What is Preserved and What Changes

Preserved:

• File names and extensions (including Unicode characters via the PAX extension)
• Folder and subfolder structure
• File contents (byte for byte)
• Modification timestamps
• Relative file paths

Changed:

• Archive size (grows 2-10x for compressible data)
• Storage structure (no compression and no central directory)
• Checksums (CRC-32 in ZIP replaced by simple sum in the TAR header)
• File attributes (DOS flags converted to Unix permissions)

May be lost:

• Encryption (TAR in pure form does not support passwords)
• Digital signatures on the ZIP archive
• Comments to the archive and individual files
• Exact DOS attributes that have no Unix counterpart

Comparing TAR with Other Formats

TAR vs ZIP

Fundamentally different approaches to archiving:

TAR is more convenient for Linux system administration, ZIP for wide distribution.

TAR vs CPIO

CPIO is another Unix archive format.

TAR dominates general use, CPIO remains in specific niches.

TAR vs Modern Formats

TAR appeared before the era of personal computers and retains an archaic structure. Modern formats (DAR, AR, PAX) offer improvements:

• Random access - DAR maintains a catalog for quick extraction of individual files.
• Extended attributes - the PAX format stores ACL, xattr, and other metadata.
• Integrity - built in checksums and block recovery.

Despite its age, TAR remains the standard thanks to universal compatibility.

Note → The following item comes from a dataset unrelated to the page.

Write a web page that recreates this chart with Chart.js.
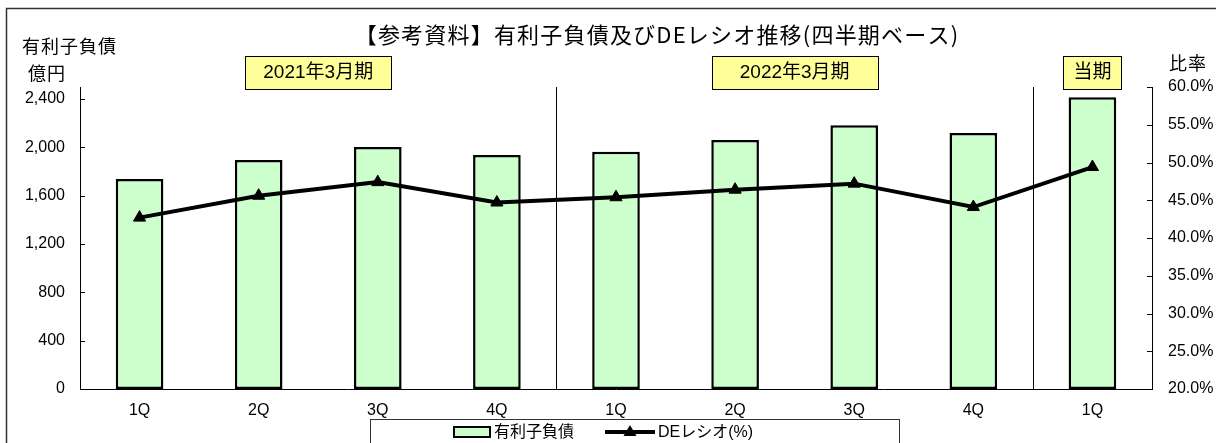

TAR Compatibility and Support

Operating Systems

TAR is supported by all Unix like systems natively:

• Linux - the tar utility ships with every distribution as part of the coreutils package. Supports all compression variants through -z, -j, -J, --zstd flags.
• macOS - the tar command is available in Terminal out of the box. Finder opens TAR on double click via Archive Utility.
• FreeBSD, OpenBSD, NetBSD - BSD-tar is part of the base system, supporting all standard operations.
• Solaris, AIX, HP-UX - commercial Unix variants have native TAR implementations.
• Windows - since Windows 10 1803 (2018) the tar.exe command ships with the system. Graphically TAR opens through 7-Zip, WinRAR, PeaZip, Bandizip.
• Android - file managers ZArchiver, Total Commander support TAR.

Programming Language Support

Standards and Extensions

Over its history TAR has accumulated several standards:

• V7 TAR - the original Unix Version 7 format (1979)
• POSIX 1003.1-1988 (USTAR) - standardized format with extended attributes
• GNU TAR - GNU extensions for long names and sparse files
• POSIX 1003.1-2001 (PAX) - modern standard with Unicode, ACL, xattr support

Most modern utilities work with any of the variants automatically, providing maximum compatibility.

Limitations and Alternatives

When Converting to TAR is Not Optimal

• Transfer to Windows environments - a recipient without 7-Zip or WinRAR cannot open TAR with built in tools on Windows older than version 10.
• Storage on limited disks - the TAR archive size equals the sum of all file sizes, which can be problematic for large collections.
• Network transfer with traffic caps - uncompressed TAR requires more bandwidth.

Alternative Scenarios

If both archiving and compression are needed:

• ZIP to TAR.GZ - the standard compressed Unix format with fast extraction
• ZIP to TAR.BZ2 - better text compression than GZIP
• ZIP to TAR.XZ - maximum compression in Unix style

Pure TAR is optimal as an intermediate format when separate processing is needed or when compression is not required. In most scenarios compressed TAR family variants are used.